The Governor of Hawaii has signed Bill 2609, which will increase the state's minimum wage to $10.10 an hour from $7.25 over a period of the next four years. This will likely help those who need extra money due to inflation.

"A hardworking sector of our community has gone seven years without a raise," Hawaiian Governor Neil Abercrombie said. "This legislation will raise Hawaii's minimum wage from $7.25 to $10.10 an hour, providing our lowest-paid workers with the economic stability and security they deserve."

This is part of a recent trend in which many states are in the process of raising their minimum wages. California, for example, is raising its minimum wage by a dollar to $9 an hour.

Laws like these can only be welcomed by the wider staffing community.

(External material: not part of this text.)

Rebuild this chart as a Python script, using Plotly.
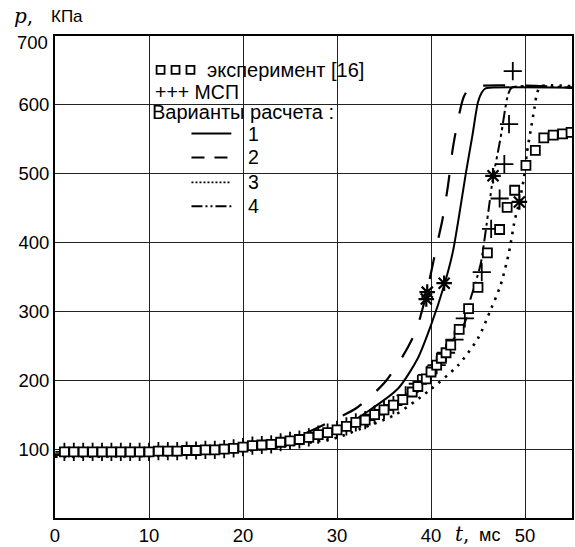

They help to support those who are ultimately most responsible for the successes the industry has enjoyed recently: the employees who are out there, working and doing the jobs required of them.

If it becomes too expensive to hire labor at the increased prices that will come into play in places like Hawaii and California, then one way of saving money on this process is by hiring temporary workers through an employer of record.  Such a way of handling things will enable a company to save by letting the employer of record take care of most of the work involved in handling employees.

However, it must also be kept in mind the U.S. might be in a stronger position economically once these rules come into play. The most recent report on the Conference Board Consumer Confidence Index shows a reading of 83, up from 81.7 in April. This means consumers are spending more money, which will help the country expand. As the country's economy grows along with demand, it may pay dividends for a company to hire temporary workers to fulfill the extra needs that go along with expansion.